Eine "Wohnung" für die jungen Eheleute im eigentlichen Sinne war in keiner der beiden elterlichen Wohnungen vorhanden oder auch nur vorbereitet. Die durch die Eheschließung eingeleitete neue Entwicklung, die zum Mieten einer eigenen Wohnung führen sollte, ist durch den Tod des M. abgeschnitten worden. Das LSG hat deshalb mit Recht die psychologischen Gegebenheiten dieses Sonderfalls als entscheidendes Merkmal dafür angesehen, wo sich - im Zeitpunkt des Unfalls - die den Mittelpunkt der Lebensverhältnisse bildende "Familienwohnung" des Ehemannes der Klägerin befand (vgl. BSG 5, 165; SozR Nr. 17 und Nr. 24 zu RVO § 543 aF).

Dabei ist nach der Auffassung des erkennenden Senats von besonderer Bedeutung, daß die Beziehungen des M. zur Klägerin, die von ihm ein Kind erwartete, durch die Eheschließung am Sonnabend vor dem Unfall (19. Mai 1962) eine festigende bürgerlich-rechtliche Grundlage erhalten hatten. Im übrigen hat das LSG zutreffend die häufigen mit einer Übernachtung verbundenen Besuche des M. in der elterlichen Wohnung der Klägerin und den Umstand berücksichtigt, daß gegenüber den eigenen Eltern durch deren Widerstand gegen die Beziehungen zur Klägerin eine Spannung entstanden war, die M. sogar veranlaßt hatte, die standesamtliche Eheschließung zunächst vor seinen Eltern geheim zu halten. Daß M. am Montagabend (21. Mai 1962) ohne vorherige Ankündigung einen Gast in die Wohnung seiner Schwiegereltern mitbrachte, der dann sogar dort übernachtete, läßt, wie das LSG dargelegt hat, den Schluß zu, daß M. sich in der Wohnung seiner Schwiegereltern "wie zu Hause" fühlte.
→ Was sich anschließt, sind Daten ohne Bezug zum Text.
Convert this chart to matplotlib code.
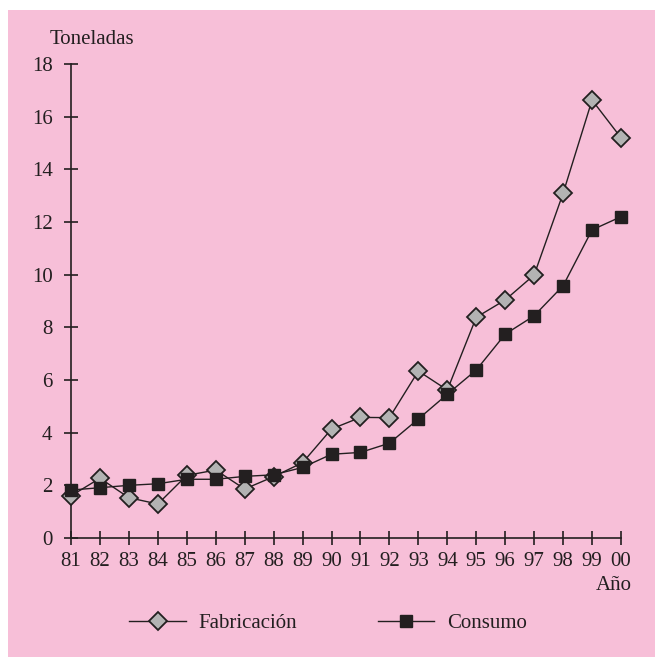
import matplotlib.pyplot as plt

# datos: toneladas por año
years = ['81', '82', '83', '84', '85', '86', '87', '88', '89', '90',
         '91', '92', '93', '94', '95', '96', '97', '98', '99', '00']
fabricacion = [1.6, 2.27, 1.53, 1.29, 2.38, 2.58, 1.86, 2.33, 2.86, 4.14,
               4.58, 4.57, 6.34, 5.62, 8.38, 9.04, 9.99, 13.09, 16.63, 15.2]
consumo = [1.82, 1.91, 2.0, 2.06, 2.23, 2.23, 2.34, 2.4, 2.68, 3.18,
           3.25, 3.6, 4.52, 5.46, 6.38, 7.74, 8.44, 9.58, 11.7, 12.2]
y_ticks = [0, 2, 4, 6, 8, 10, 12, 14, 16, 18]

PINK = '#f7bfd8'
DARK = '#231f20'
FS = 15

plt.rcParams['font.family'] = ['Liberation Serif', 'DejaVu Serif']
plt.rcParams['font.size'] = FS

W, H = 655, 657
fig = plt.figure(figsize=(W / 100, H / 100), dpi=100)
fig.patch.set_facecolor('white')
# pink panel with small white margin at top/left
fig.patches.append(plt.Rectangle((8 / W, 0), 1, 1 - 10 / H, transform=fig.transFigure,
                                 facecolor=PINK, edgecolor='none', zorder=-5))

ax = fig.add_axes([71 / W, (H - 538) / H, (621 - 71) / W, (538 - 64) / H])
ax.set_facecolor('none')

x = list(range(len(years)))
ax.plot(x, fabricacion, color=DARK, lw=1.0, marker='D', markersize=9,
        markerfacecolor='#b3b3b3', markeredgecolor=DARK, markeredgewidth=1.3,
        label='Fabricación', zorder=3, clip_on=False)
ax.plot(x, consumo, color=DARK, lw=1.0, marker='s', markersize=9,
        markerfacecolor=DARK, markeredgecolor=DARK, label='Consumo', zorder=4,
        clip_on=False)

ax.set_xlim(0, len(years) - 1)
ax.set_ylim(0, 18)
ax.set_xticks(x)
ax.set_xticklabels(years)
ax.set_yticks(y_ticks)

for s in ['top', 'right']:
    ax.spines[s].set_visible(False)
for s in ['left', 'bottom']:
    ax.spines[s].set_color(DARK)
    ax.spines[s].set_linewidth(1.2)
ax.tick_params(direction='inout', length=10.5, width=1.2, color=DARK,
               labelcolor=DARK, labelsize=FS)
ax.tick_params(axis='y', pad=8)
ax.tick_params(axis='x', pad=5)

fig.text(50 / W, 1 - 40 / H, 'Toneladas', ha='left', va='center', color=DARK, fontsize=FS)
fig.text(632 / W, 1 - 585 / H, 'Año', ha='right', va='center', color=DARK, fontsize=FS)

fig.legend(loc='center', bbox_to_anchor=(328 / W, 1 - 623 / H), ncol=2, frameon=False,
           handlelength=2.7, handletextpad=0.6, columnspacing=3.9, fontsize=FS,
           labelcolor=DARK)

fig.savefig('out.png', dpi=100)
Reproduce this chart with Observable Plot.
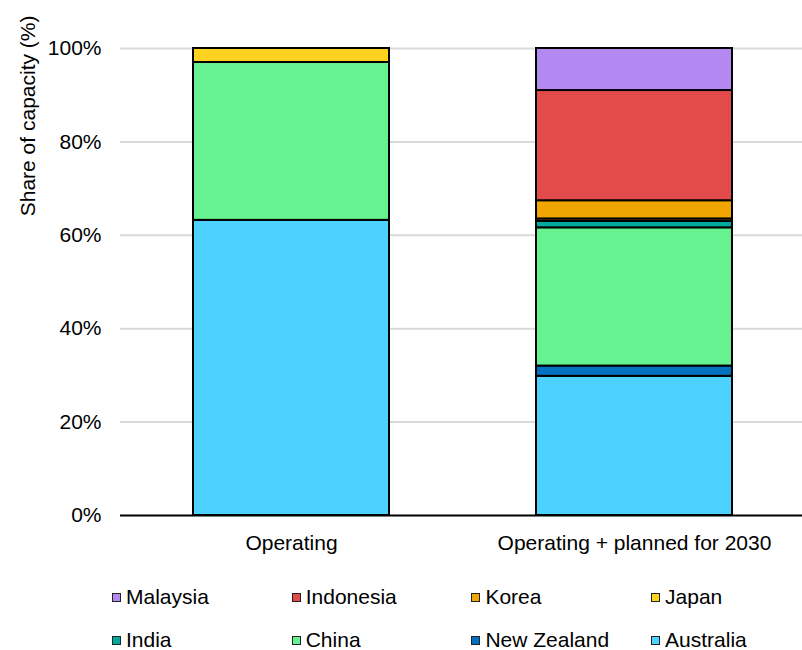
<!DOCTYPE html>
<html>
<head>
<meta charset="utf-8">
<script src="https://cdn.jsdelivr.net/npm/d3@7"></script>
<script src="https://cdn.jsdelivr.net/npm/@observablehq/plot@0.6"></script>
<style>
  body { margin: 0; background: #fff; font-family: "Liberation Sans", Arial, sans-serif; }
  #wrap { width: 802px; }
  .legend { display: grid; grid-template-columns: 179.7px 179.7px 179.7px 179.7px; padding-left: 112px; row-gap: 19px; margin-top: 15px; }
  .item { display: flex; align-items: center; font-size: 21px; color: #000; height: 24px; }
  .sw { width: 7px; height: 7px; border: 1.5px solid #222; margin-right: 5px; }
</style>
</head>
<body>
<div id="wrap"></div>
<script>
const categories = ["Operating", "Operating + planned for 2030"];
// stack order bottom to top
const series = ["Australia", "New Zealand", "China", "India", "Japan", "Korea", "Indonesia", "Malaysia"];
const australia = [63.2, 29.8];
const newZealand = [0, 2.2];
const china = [33.8, 29.6];
const india = [0, 1.4];
const japan = [3.0, 0.5];
const korea = [0, 3.9];
const indonesia = [0, 23.6];
const malaysia = [0, 9.0];
const colors = ["#4dd2ff", "#0070c0", "#66f291", "#00a99d", "#ffd21f", "#f0a500", "#e34b4b", "#b388f0"];
const legendOrder = ["Malaysia", "Indonesia", "Korea", "Japan", "India", "China", "New Zealand", "Australia"];
const yTicks = [0, 20, 40, 60, 80, 100];

const valuesBySeries = [australia, newZealand, china, india, japan, korea, indonesia, malaysia];
const rows = [];
series.forEach((s, i) => {
  categories.forEach((c, j) => {
    if (valuesBySeries[i][j] > 0) rows.push({category: c, country: s, value: valuesBySeries[i][j]});
  });
});

const chart = Plot.plot({
  width: 802,
  height: 570,
  marginLeft: 120,
  marginRight: 0,
  marginTop: 48,
  marginBottom: 55,
  style: {fontFamily: "'Liberation Sans', Arial, sans-serif", fontSize: "21px", color: "#000", background: "#fff"},
  x: {domain: categories, paddingInner: 0.4286, paddingOuter: 0.2084, align: 0.51, label: null, tickSize: 0, tickPadding: 20},
  y: {domain: [0, 100], label: null, ticks: yTicks, tickFormat: d => d + "%", tickSize: 0, tickPadding: 19},
  color: {domain: series, range: colors},
  marks: [
    Plot.gridY(yTicks.filter(d => d > 0), {stroke: "#d9d9d9", strokeOpacity: 1, strokeWidth: 2}),
    Plot.barY(rows, {x: "category", y: "value", fill: "country", stroke: "#000", strokeWidth: 2, order: null, inset: 0}),
    Plot.ruleY([0], {stroke: "#000", strokeWidth: 2}),
    Plot.text(["Share of capacity (%)"], {frameAnchor: "top-left", rotate: -90, textAnchor: "end", dx: -100, dy: -33, fontSize: 21, fill: "#000"})
  ]
});

const wrap = document.getElementById("wrap");
wrap.appendChild(chart);
const legend = document.createElement("div");
legend.className = "legend";
legendOrder.forEach(name => {
  const item = document.createElement("div");
  item.className = "item";
  const sw = document.createElement("span");
  sw.className = "sw";
  sw.style.background = colors[series.indexOf(name)];
  item.appendChild(sw);
  item.appendChild(document.createTextNode(name));
  legend.appendChild(item);
});
wrap.appendChild(legend);
</script>
</body>
</html>
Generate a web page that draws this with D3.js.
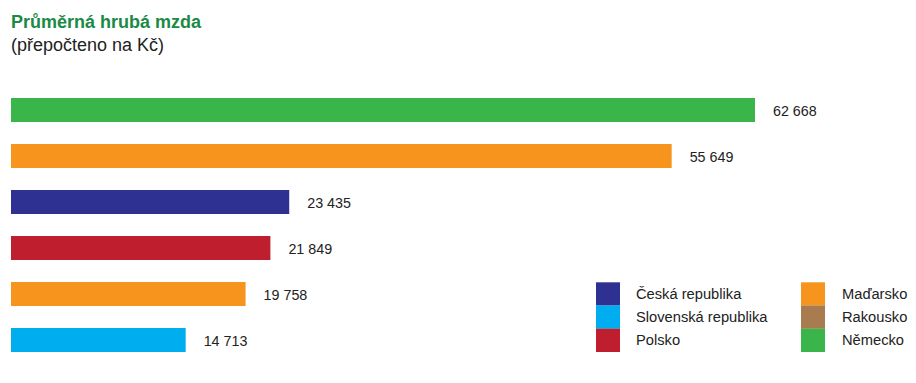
<!DOCTYPE html>
<html><head><meta charset="utf-8">
<script src="https://cdn.jsdelivr.net/npm/d3@7"></script>
<style>body{margin:0;background:#fff}svg{display:block;font-family:"Liberation Sans",Arial,sans-serif}</style>
</head><body><div id="c"></div>
<script>
const countries = ["Německo","Rakousko","Česká republika","Polsko","Maďarsko","Slovenská republika"];
const wages = [62668, 55649, 23435, 21849, 19758, 14713];
const barColors = ["#3ab54a","#f7941d","#2e3192","#be1e2d","#f7941d","#00aeef"];
const legendLeft = ["Česká republika","Slovenská republika","Polsko"];
const legendLeftColors = ["#2e3192","#00aeef","#be1e2d"];
const legendRight = ["Maďarsko","Rakousko","Německo"];
const legendRightColors = ["#f7941d","#a97c50","#3ab54a"];

const W = 916, H = 383;
const svg = d3.select("#c").append("svg").attr("width", W).attr("height", H);

svg.append("text").attr("x", 11).attr("y", 28).attr("font-size", 18).attr("font-weight", "bold")
  .attr("fill", "#1b8a45").text("Průměrná hrubá mzda");
svg.append("text").attr("x", 11).attr("y", 51).attr("font-size", 18).attr("fill", "#222")
  .text("(přepočteno na Kč)");

const x = d3.scaleLinear().domain([0, d3.max(wages)]).range([11, 755]);
const yb = d3.scaleBand().domain(d3.range(countries.length)).range([87, 87 + 46*6]).paddingInner(22/46).paddingOuter(11/46);

const g = svg.append("g");
g.selectAll("rect").data(wages).join("rect")
  .attr("x", x(0)).attr("y", (d,i)=>yb(i)).attr("width", d=>x(d)-x(0)).attr("height", yb.bandwidth())
  .attr("fill", (d,i)=>barColors[i]);
const fmt = d => d3.format(",")(d).replace(/,/g, " ");
g.selectAll("text").data(wages).join("text")
  .attr("x", d=>x(d)+18).attr("y", (d,i)=>yb(i)+yb.bandwidth()/2+6)
  .attr("font-size", 14.3).attr("fill", "#222").text(fmt);

function legend(items, colors, sx, tx) {
  const lg = svg.append("g");
  items.forEach((t,i)=>{
    lg.append("rect").attr("x", sx).attr("y", 282.3 + i*23.2).attr("width", 24).attr("height", 23.3).attr("fill", colors[i]);
    lg.append("text").attr("x", tx).attr("y", 282.3 + i*23.2 + 16.5).attr("font-size", 14.7).attr("fill", "#222").text(t);
  });
}
legend(legendLeft, legendLeftColors, 596, 636);
legend(legendRight, legendRightColors, 801, 842);
</script></body></html>
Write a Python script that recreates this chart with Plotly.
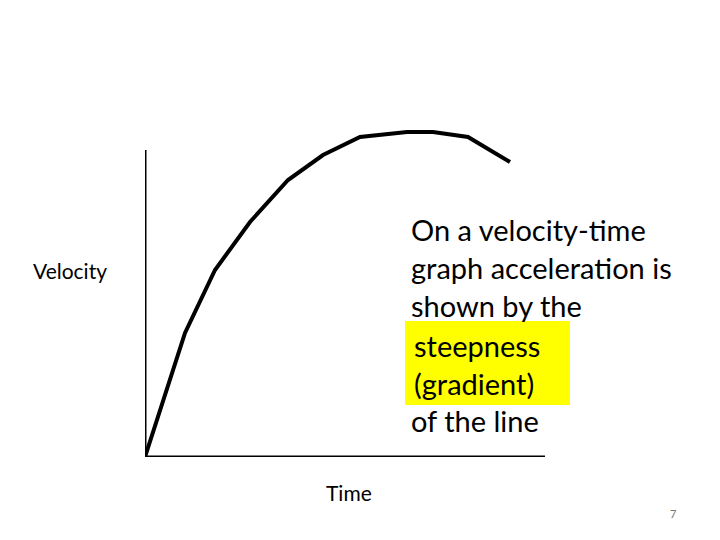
import plotly.graph_objects as go

# Data (arbitrary units)
time = [0, 4.0, 7.0, 10.5, 14.3, 17.8, 21.5, 26.2, 28.8, 32.3, 36.5]
velocity = [0, 12.4, 18.7, 23.5, 27.7, 30.2, 32.0, 32.5, 32.5, 32.0, 29.5]
x_axis_end = 40.0
y_axis_end = 30.7
x_label = "Time"
y_label = "Velocity"
text_lines = ["On a velocity-time", "graph acceleration is", "shown by the",
              "steepness", "(gradient)", "of the line"]
page_number = "7"

W, H = 720, 540
OFF = 8  # page body margin in the browser
L, R, T, B = 145 - OFF, 175 + OFF, 100 - OFF, 83 + OFF
pw, ph = W - L - R, H - T - B

def px(x):
    return (x - OFF - L) / pw

def py(y):
    return (H - B - (y - OFF)) / ph

FONT = "Lato, Carlito, Calibri, sans-serif"

fig = go.Figure()
fig.add_trace(go.Scatter(x=time, y=velocity, mode="lines",
                         line=dict(color="black", width=4), hoverinfo="skip",
                         showlegend=False))

shapes = [
    dict(type="line", xref="x", yref="y", x0=0, y0=0, x1=x_axis_end, y1=0,
         line=dict(color="black", width=3)),
    dict(type="line", xref="x", yref="y", x0=0, y0=0, x1=0, y1=y_axis_end,
         line=dict(color="black", width=3)),
    dict(type="rect", xref="paper", yref="paper", x0=px(405), x1=px(570),
         y0=py(405), y1=py(321), fillcolor="#FFFF00", line=dict(width=0),
         layer="below"),
]

annotations = []
line_y = [229, 267, 305, 345, 383, 420]
line_x = [409, 409, 409, 412, 412, 409]
for t, yy, xx in zip(text_lines, line_y, line_x):
    annotations.append(dict(text=t, x=px(xx), y=py(yy), xref="paper", yref="paper",
                            xanchor="left", yanchor="middle", showarrow=False,
                            font=dict(family=FONT, size=29, color="black")))
annotations.append(dict(text=y_label, x=px(70), y=py(270), xref="paper", yref="paper",
                        xanchor="center", yanchor="middle", showarrow=False,
                        font=dict(family=FONT, size=21, color="black")))
annotations.append(dict(text=x_label, x=px(349), y=py(492), xref="paper", yref="paper",
                        xanchor="center", yanchor="middle", showarrow=False,
                        font=dict(family=FONT, size=21, color="black")))
annotations.append(dict(text=page_number, x=px(673), y=py(514), xref="paper", yref="paper",
                        xanchor="center", yanchor="middle", showarrow=False,
                        font=dict(family=FONT, size=11, color="#777777")))

fig.update_layout(
    width=W - OFF, height=H - OFF, margin=dict(l=L, r=R - OFF, t=T, b=B - OFF),
    paper_bgcolor="white", plot_bgcolor="white",
    xaxis=dict(range=[0, pw / 10], visible=False, fixedrange=True),
    yaxis=dict(range=[0, ph / 10], visible=False, fixedrange=True),
    shapes=shapes, annotations=annotations, showlegend=False,
)
fig.write_html("out.html", config={"displayModeBar": False})
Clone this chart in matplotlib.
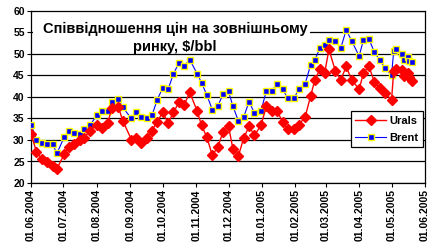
import numpy as np
import pandas as pd
import matplotlib
matplotlib.use("Agg")
import matplotlib.pyplot as plt
import matplotlib.dates as mdates
from matplotlib.patches import Rectangle

plt.rcParams['font.family'] = ['Liberation Sans', 'DejaVu Sans']

# data
dates = ['2004-06-01', '2004-06-06', '2004-06-11', '2004-06-16', '2004-06-21', '2004-06-25',
         '2004-07-02', '2004-07-06', '2004-07-11', '2004-07-16', '2004-07-20', '2004-07-26',
         '2004-08-01', '2004-08-06', '2004-08-11', '2004-08-15', '2004-08-21', '2004-08-25',
         '2004-09-02', '2004-09-06', '2004-09-11', '2004-09-16', '2004-09-21', '2004-09-26',
         '2004-10-01', '2004-10-06', '2004-10-11', '2004-10-16', '2004-10-21', '2004-10-26',
         '2004-11-02', '2004-11-06', '2004-11-11', '2004-11-16', '2004-11-21', '2004-11-26',
         '2004-12-01', '2004-12-05', '2004-12-10', '2004-12-15', '2004-12-20', '2004-12-25',
         '2004-12-31', '2005-01-05', '2005-01-10', '2005-01-15', '2005-01-20', '2005-01-25',
         '2005-01-31', '2005-02-04', '2005-02-10', '2005-02-15', '2005-02-19', '2005-02-24',
         '2005-02-28', '2005-03-04', '2005-03-10', '2005-03-15', '2005-03-20', '2005-03-25',
         '2005-04-01', '2005-04-05', '2005-04-10', '2005-04-15', '2005-04-20', '2005-04-25',
         '2005-05-01', '2005-05-03', '2005-05-05', '2005-05-11', '2005-05-13', '2005-05-16',
         '2005-05-17', '2005-05-20']

urals = [31.5, 27.3, 25.6, 24.9, 24.0, 23.3,
         26.8, 28.4, 29.1, 30.0, 30.5, 32.2,
         33.6, 32.9, 34.0, 37.4, 37.6, 34.5,
         30.1, 30.5, 29.3, 30.5, 32.2, 34.3,
         36.4, 34.0, 36.4, 38.8, 38.2, 41.1,
         36.7, 33.4, 30.6, 26.4, 28.4, 31.9,
         33.2, 28.0, 26.2, 30.4, 33.2, 31.1,
         33.4, 37.8, 36.8, 36.8, 34.2, 32.5,
         32.6, 33.5, 35.4, 40.2, 44.0, 46.6,
         45.5, 51.1, 46.0, 44.0, 47.1, 44.0,
         41.8, 45.6, 47.1, 43.6, 42.1, 40.9,
         39.3, 46.0, 46.4, 46.2, 44.8, 45.5,
         44.6, 43.7]

brent = [33.6, 30.1, 29.2, 29.0, 29.0, 26.9,
         30.8, 32.0, 31.6, 31.3, 32.5, 33.6,
         35.7, 36.7, 36.7, 38.8, 39.5, 37.6,
         35.0, 36.4, 35.4, 35.2, 35.7, 39.4,
         42.1, 41.8, 45.4, 47.9, 47.3, 48.7,
         45.4, 43.3, 40.4, 37.0, 37.9, 40.7,
         41.3, 37.9, 34.5, 35.3, 38.9, 36.3,
         36.7, 41.4, 41.4, 43.1, 41.8, 39.7,
         39.8, 41.9, 43.1, 47.4, 48.7, 51.5,
         52.1, 53.2, 53.0, 51.4, 55.6, 53.1,
         49.5, 53.3, 53.5, 50.5, 48.6, 46.7,
         45.1, 50.6, 51.1, 50.0, 48.6, 49.4,
         48.3, 48.1]

x = pd.to_datetime(dates)

fig = plt.figure(figsize=(4.35, 2.49), dpi=100)
ax = fig.add_axes([31 / 435, 66 / 249, 394 / 435, 172 / 249])

ax.plot(x, urals, color='red', lw=1, marker='D', ms=5, mfc='red', mec='red',
        label='Urals', zorder=4)
ax.plot(x, brent, color='blue', lw=0.8, marker='s', ms=5, mfc='blue', mec='yellow',
        mew=1, label='Brent', zorder=3)

ax.set_ylim(20, 60)
ax.set_yticks(np.arange(20, 61, 5))
ax.set_xlim(pd.Timestamp('2004-06-01'), pd.Timestamp('2005-06-01'))
ax.xaxis.set_major_locator(mdates.MonthLocator())
ax.xaxis.set_major_formatter(mdates.DateFormatter('%d.%m.%Y'))
ax.grid(axis='y', color='black', lw=0.9, zorder=1)
ax.set_axisbelow(True)

for lab in ax.get_xticklabels():
    lab.set_rotation(90)
for lab in ax.get_xticklabels() + ax.get_yticklabels():
    lab.set_fontsize(7.5)
    lab.set_fontweight('bold')
ax.tick_params(axis='both', length=3, width=0.8, pad=1.5)

for s in ax.spines.values():
    s.set_linewidth(0.9)

# title box inside the plot area
ax.add_patch(Rectangle((0.005, 0.762), 0.703, 0.232, transform=ax.transAxes,
                       facecolor='white', edgecolor='none', zorder=2.5))
ax.text(0.366, 0.842, 'Співвідношення цін на зовнішньому\nринку, $/bbl',
        transform=ax.transAxes, ha='center', va='center', fontsize=10.5,
        fontweight='bold', linespacing=1.35, zorder=5)

leg = ax.legend(loc='upper left', bbox_to_anchor=(0.797, 0.448),
                prop={'weight': 'bold', 'size': 8}, fancybox=False, framealpha=1,
                edgecolor='black', handlelength=2.8, borderpad=0.4, labelspacing=0.6,
                handletextpad=0.3)
leg.get_frame().set_linewidth(0.9)

fig.savefig('out.png', dpi=100)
Auch nach der Auffassung des erkennenden Senats rechtfertigen diese Umstände den rechtlich wertenden Schluß des LSG, daß die elterliche Wohnung der Klägerin im Zeitpunkt des Unfalls auch für ihren Ehemann der Mittelpunkt seiner Lebensverhältnisse gewesen ist. Der Unfall des Ehemanns der Klägerin auf dem von der Wohnung in D aus angetretenen Weg zur Arbeitsstätte am 22. Mai 1962 gilt nach § 543 Abs. 1 Satz 1 RVO aF als Arbeitsunfall.

Das LSG hat somit im Ergebnis zutreffend die Beklagte zur Gewährung von Hinterbliebenenrenten an die Kläger verurteilt. Die Revision der Beklagten ist unbegründet und war zurückzuweisen (§ 170 SGG).

Die Entscheidung über die außergerichtlichen Kosten des Revisionsverfahrens ergeht aufgrund von § 193 SGG.